§ Material:
——

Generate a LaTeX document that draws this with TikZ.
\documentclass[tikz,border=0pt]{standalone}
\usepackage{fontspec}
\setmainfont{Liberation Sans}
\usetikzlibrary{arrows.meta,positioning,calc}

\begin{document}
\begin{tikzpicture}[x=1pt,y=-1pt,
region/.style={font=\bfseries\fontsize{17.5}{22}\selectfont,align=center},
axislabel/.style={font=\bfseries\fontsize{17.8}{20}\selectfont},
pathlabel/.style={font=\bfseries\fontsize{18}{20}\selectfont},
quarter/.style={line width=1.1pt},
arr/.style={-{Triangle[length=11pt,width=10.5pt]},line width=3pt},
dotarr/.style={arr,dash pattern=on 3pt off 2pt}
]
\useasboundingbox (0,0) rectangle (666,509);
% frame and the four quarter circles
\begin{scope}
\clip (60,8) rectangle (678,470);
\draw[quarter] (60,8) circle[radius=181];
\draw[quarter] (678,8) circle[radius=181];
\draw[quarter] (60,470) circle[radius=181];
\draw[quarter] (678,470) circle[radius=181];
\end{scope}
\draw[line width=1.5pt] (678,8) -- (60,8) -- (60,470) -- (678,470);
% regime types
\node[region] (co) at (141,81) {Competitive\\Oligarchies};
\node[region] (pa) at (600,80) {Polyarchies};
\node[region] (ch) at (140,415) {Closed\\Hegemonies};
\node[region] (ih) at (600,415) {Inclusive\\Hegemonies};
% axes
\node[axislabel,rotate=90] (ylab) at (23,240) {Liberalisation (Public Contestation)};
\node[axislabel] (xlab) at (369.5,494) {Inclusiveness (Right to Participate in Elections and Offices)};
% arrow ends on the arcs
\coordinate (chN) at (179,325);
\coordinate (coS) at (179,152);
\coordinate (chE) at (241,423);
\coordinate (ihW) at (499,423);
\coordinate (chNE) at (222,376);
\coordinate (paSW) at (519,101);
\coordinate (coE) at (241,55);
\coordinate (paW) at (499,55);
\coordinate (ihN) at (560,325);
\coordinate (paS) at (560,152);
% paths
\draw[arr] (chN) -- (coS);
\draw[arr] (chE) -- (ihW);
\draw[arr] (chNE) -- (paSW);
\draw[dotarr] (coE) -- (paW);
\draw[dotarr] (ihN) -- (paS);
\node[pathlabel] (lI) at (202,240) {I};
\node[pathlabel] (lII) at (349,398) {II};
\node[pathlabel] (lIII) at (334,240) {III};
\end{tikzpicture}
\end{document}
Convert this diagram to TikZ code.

——

Write the data from above out again, exactly.

§ Solution:
Generate a LaTeX document that draws this with TikZ.
\documentclass[tikz,border=0pt]{standalone}
\usepackage{fontspec}
\setmainfont{Liberation Sans}
\usetikzlibrary{arrows.meta,positioning,calc}

\begin{document}
\begin{tikzpicture}[x=1pt,y=-1pt,
region/.style={font=\bfseries\fontsize{17.5}{22}\selectfont,align=center},
axislabel/.style={font=\bfseries\fontsize{17.8}{20}\selectfont},
pathlabel/.style={font=\bfseries\fontsize{18}{20}\selectfont},
quarter/.style={line width=1.1pt},
arr/.style={-{Triangle[length=11pt,width=10.5pt]},line width=3pt},
dotarr/.style={arr,dash pattern=on 3pt off 2pt}
]
\useasboundingbox (0,0) rectangle (666,509);
% frame and the four quarter circles
\begin{scope}
\clip (60,8) rectangle (678,470);
\draw[quarter] (60,8) circle[radius=181];
\draw[quarter] (678,8) circle[radius=181];
\draw[quarter] (60,470) circle[radius=181];
\draw[quarter] (678,470) circle[radius=181];
\end{scope}
\draw[line width=1.5pt] (678,8) -- (60,8) -- (60,470) -- (678,470);
% regime types
\node[region] (co) at (141,81) {Competitive\\Oligarchies};
\node[region] (pa) at (600,80) {Polyarchies};
\node[region] (ch) at (140,415) {Closed\\Hegemonies};
\node[region] (ih) at (600,415) {Inclusive\\Hegemonies};
% axes
\node[axislabel,rotate=90] (ylab) at (23,240) {Liberalisation (Public Contestation)};
\node[axislabel] (xlab) at (369.5,494) {Inclusiveness (Right to Participate in Elections and Offices)};
% arrow ends on the arcs
\coordinate (chN) at (179,325);
\coordinate (coS) at (179,152);
\coordinate (chE) at (241,423);
\coordinate (ihW) at (499,423);
\coordinate (chNE) at (222,376);
\coordinate (paSW) at (519,101);
\coordinate (coE) at (241,55);
\coordinate (paW) at (499,55);
\coordinate (ihN) at (560,325);
\coordinate (paS) at (560,152);
% paths
\draw[arr] (chN) -- (coS);
\draw[arr] (chE) -- (ihW);
\draw[arr] (chNE) -- (paSW);
\draw[dotarr] (coE) -- (paW);
\draw[dotarr] (ihN) -- (paS);
\node[pathlabel] (lI) at (202,240) {I};
\node[pathlabel] (lII) at (349,398) {II};
\node[pathlabel] (lIII) at (334,240) {III};
\end{tikzpicture}
\end{document}
Convert this diagram to TikZ code.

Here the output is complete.